**WRITTEN INSTRUCTION:** Copy all lines below exactly as written. Leave pictures out.

Recorded data:
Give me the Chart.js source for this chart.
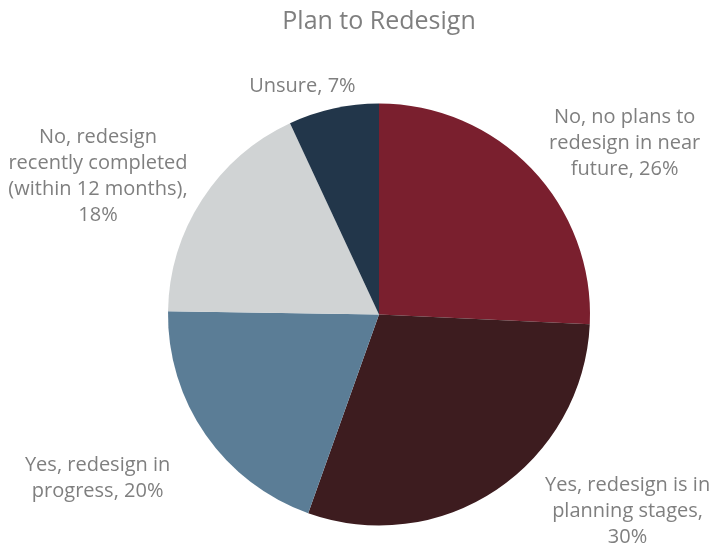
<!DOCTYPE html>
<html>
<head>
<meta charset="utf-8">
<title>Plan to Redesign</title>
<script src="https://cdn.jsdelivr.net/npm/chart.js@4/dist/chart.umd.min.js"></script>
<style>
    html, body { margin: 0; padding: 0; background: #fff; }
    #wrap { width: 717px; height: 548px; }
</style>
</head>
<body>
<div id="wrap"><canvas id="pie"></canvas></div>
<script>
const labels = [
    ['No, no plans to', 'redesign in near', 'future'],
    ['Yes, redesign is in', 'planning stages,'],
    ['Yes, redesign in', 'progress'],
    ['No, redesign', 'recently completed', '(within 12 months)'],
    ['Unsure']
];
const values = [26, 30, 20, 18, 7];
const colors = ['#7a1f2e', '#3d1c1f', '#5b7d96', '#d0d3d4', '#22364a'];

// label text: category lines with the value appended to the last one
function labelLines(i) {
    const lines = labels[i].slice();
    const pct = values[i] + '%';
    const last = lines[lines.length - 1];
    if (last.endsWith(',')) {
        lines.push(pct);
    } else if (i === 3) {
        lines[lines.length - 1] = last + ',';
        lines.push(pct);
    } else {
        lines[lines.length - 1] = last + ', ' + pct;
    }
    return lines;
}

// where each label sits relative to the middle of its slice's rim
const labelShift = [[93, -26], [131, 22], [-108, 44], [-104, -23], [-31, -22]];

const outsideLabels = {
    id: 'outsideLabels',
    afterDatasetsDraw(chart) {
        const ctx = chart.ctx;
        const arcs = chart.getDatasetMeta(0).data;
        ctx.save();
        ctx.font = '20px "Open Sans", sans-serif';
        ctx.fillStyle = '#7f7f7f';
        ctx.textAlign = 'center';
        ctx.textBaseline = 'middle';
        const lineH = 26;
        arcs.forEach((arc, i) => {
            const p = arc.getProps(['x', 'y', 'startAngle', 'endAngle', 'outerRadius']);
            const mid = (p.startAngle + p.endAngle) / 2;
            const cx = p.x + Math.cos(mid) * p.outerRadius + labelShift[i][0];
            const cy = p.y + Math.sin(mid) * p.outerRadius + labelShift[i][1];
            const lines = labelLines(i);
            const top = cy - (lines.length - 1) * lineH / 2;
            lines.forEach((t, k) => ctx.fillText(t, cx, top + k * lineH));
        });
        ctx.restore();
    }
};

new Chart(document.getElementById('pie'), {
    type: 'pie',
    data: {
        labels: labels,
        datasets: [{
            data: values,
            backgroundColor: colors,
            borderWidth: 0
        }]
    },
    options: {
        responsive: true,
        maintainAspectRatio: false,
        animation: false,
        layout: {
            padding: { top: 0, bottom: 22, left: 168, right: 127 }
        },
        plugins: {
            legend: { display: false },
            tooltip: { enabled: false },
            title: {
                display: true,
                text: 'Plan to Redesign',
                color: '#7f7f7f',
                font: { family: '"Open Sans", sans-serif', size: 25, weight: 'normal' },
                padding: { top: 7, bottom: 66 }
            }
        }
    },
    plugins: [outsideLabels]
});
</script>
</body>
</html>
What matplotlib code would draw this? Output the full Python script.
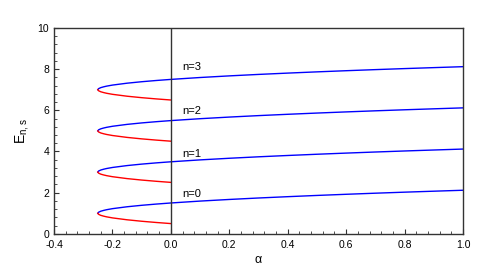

**RESULT:**
Give me the Chart.js source for this chart.
<!DOCTYPE html>
<html>
<head>
<meta charset="utf-8">
<title>Plan to Redesign</title>
<script src="https://cdn.jsdelivr.net/npm/chart.js@4/dist/chart.umd.min.js"></script>
<style>
    html, body { margin: 0; padding: 0; background: #fff; }
    #wrap { width: 717px; height: 548px; }
</style>
</head>
<body>
<div id="wrap"><canvas id="pie"></canvas></div>
<script>
const labels = [
    ['No, no plans to', 'redesign in near', 'future'],
    ['Yes, redesign is in', 'planning stages,'],
    ['Yes, redesign in', 'progress'],
    ['No, redesign', 'recently completed', '(within 12 months)'],
    ['Unsure']
];
const values = [26, 30, 20, 18, 7];
const colors = ['#7a1f2e', '#3d1c1f', '#5b7d96', '#d0d3d4', '#22364a'];

// label text: category lines with the value appended to the last one
function labelLines(i) {
    const lines = labels[i].slice();
    const pct = values[i] + '%';
    const last = lines[lines.length - 1];
    if (last.endsWith(',')) {
        lines.push(pct);
    } else if (i === 3) {
        lines[lines.length - 1] = last + ',';
        lines.push(pct);
    } else {
        lines[lines.length - 1] = last + ', ' + pct;
    }
    return lines;
}

// where each label sits relative to the middle of its slice's rim
const labelShift = [[93, -26], [131, 22], [-108, 44], [-104, -23], [-31, -22]];

const outsideLabels = {
    id: 'outsideLabels',
    afterDatasetsDraw(chart) {
        const ctx = chart.ctx;
        const arcs = chart.getDatasetMeta(0).data;
        ctx.save();
        ctx.font = '20px "Open Sans", sans-serif';
        ctx.fillStyle = '#7f7f7f';
        ctx.textAlign = 'center';
        ctx.textBaseline = 'middle';
        const lineH = 26;
        arcs.forEach((arc, i) => {
            const p = arc.getProps(['x', 'y', 'startAngle', 'endAngle', 'outerRadius']);
            const mid = (p.startAngle + p.endAngle) / 2;
            const cx = p.x + Math.cos(mid) * p.outerRadius + labelShift[i][0];
            const cy = p.y + Math.sin(mid) * p.outerRadius + labelShift[i][1];
            const lines = labelLines(i);
            const top = cy - (lines.length - 1) * lineH / 2;
            lines.forEach((t, k) => ctx.fillText(t, cx, top + k * lineH));
        });
        ctx.restore();
    }
};

new Chart(document.getElementById('pie'), {
    type: 'pie',
    data: {
        labels: labels,
        datasets: [{
            data: values,
            backgroundColor: colors,
            borderWidth: 0
        }]
    },
    options: {
        responsive: true,
        maintainAspectRatio: false,
        animation: false,
        layout: {
            padding: { top: 0, bottom: 22, left: 168, right: 127 }
        },
        plugins: {
            legend: { display: false },
            tooltip: { enabled: false },
            title: {
                display: true,
                text: 'Plan to Redesign',
                color: '#7f7f7f',
                font: { family: '"Open Sans", sans-serif', size: 25, weight: 'normal' },
                padding: { top: 7, bottom: 66 }
            }
        }
    },
    plugins: [outsideLabels]
});
</script>
</body>
</html>
What matplotlib code would draw this? Output the full Python script.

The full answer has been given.